Face à l’Algérie, Mohammed VI réussit la « diplomatie de l’étouffement »

Accueil triomphal partout en Afrique, présence permanente dans les sommets organisés sur le continent, politique de partenariat win-win, pragmatisme et audace avec les adversaires les plus acharnés, tel sont les ingrédients de la nouvelle diplomatie chérifienne sous la conduite de Mohammed VI. Et manifestement, cela porte ses fruits. En janvier 2017, Rabat retrouve un siège au sein de l’Union africaine qu’elle avait quitté en 1984, à l’époque l’OUA. Le Maroc siège désormais aux côtés de son ennemie jurée la République arabe sahraouie démocratique (RASD, autoproclamée) qui crie déjà victoire.
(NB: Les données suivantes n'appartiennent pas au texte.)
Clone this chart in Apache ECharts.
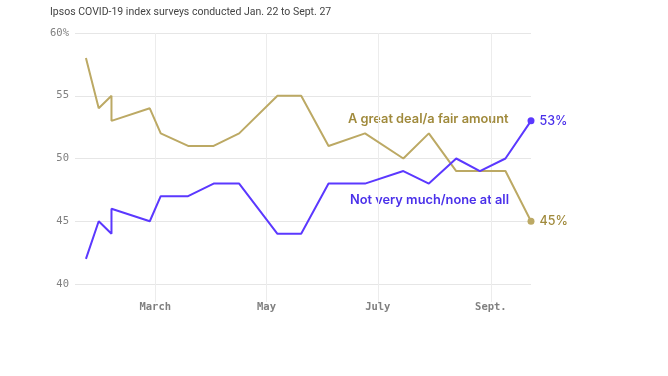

Le royaume chérifien aurait-il reconnu la République sahraouie ? Peu importe, répondent les diplomates marocains, l’essentiel pour Rabat est d’être pleinement membre des instances africaines, le reste viendra avec le temps.

En novembre 2017,  le Maroc pousse plus encore son avantage. Le sommet Europe-Afrique est rebaptisé sommet UA-UE, signifiant la participation de la RASD. Ce qui semblait être une défaite diplomatique est vite transformé par Mohammed VI en une franche victoire. A Abidjan, toutes les attentions vont vers le souverain alaouite. Lors de l’ouverture du sommet, il siège aux côtés du secrétaire général de l’ONU, Antonio Guterres. Le roi du Maroc déroule, devenant la nouvelle attraction diplomatique en Afrique. Il enchaîne les rencontres avec les chefs d’Etat du continent, le président français Emmanuel Macron ne le lâche pas d’une semelle, le président gabonais Ali Bongo, ami intime du souverain, se permet même de lui raconter des blagues en pleine séance de photo officielle. Et cerise sur le gâteau, le premier ministre algérien, Ahmed Ouyahia, s’empresse de lui serrer la main avec franchise. Pour ceux qui doutent encore des choix diplomatiques de Rabat, le chef de la diplomatie marocaine Nasser Bourita explique que « le Polisario est invisible ».

Et Mohammed VI n’en reste pas là. Il marche sur les plate-bandes algériennes, en recevant le président sud-africain Jacob Zuma, l’un des adversaires les plus virulents du Maroc en Afrique sur la question du Sahara occidental. L’entretien entre les deux hommes est « chaleureux et empreint de franchise », rapporte la MAP, l’agence de presse officielle marocaine. Les deux pays décident de désigner des ambassadeurs de haut niveau dans les deux capitales, la brouille entre les deux pays n’est plus qu’un vague souvenir. Auparavant, le roi avait reçu le nouveau président angolais, Joao Lourenço. Rabat et Luanda qui n’ont jamais été très proches semblent amorcer un virage dans leurs relations bilatérales.

Enfin, le souverain chérifien a été invité à participer, le 16 décembre prochain, au sommet de la Cedeao qui aura à se prononcer sur la candidature de Rabat. Pour le Maroc, l’Union du Maghreb arabe (UMA) est bel et bien enterrée et c’est la communauté économique de l’Afrique de l’Ouest qui la remplacera désormais.

« Le Maroc encercle doucement, mais sûrement, l’Algérie. En une dizaine d’années, Rabat a totalement changé de cap. Pas d’ennemis, pas de politique de la chaise vide, pas de polémique superflue », nous confie un diplomate français en poste en Afrique.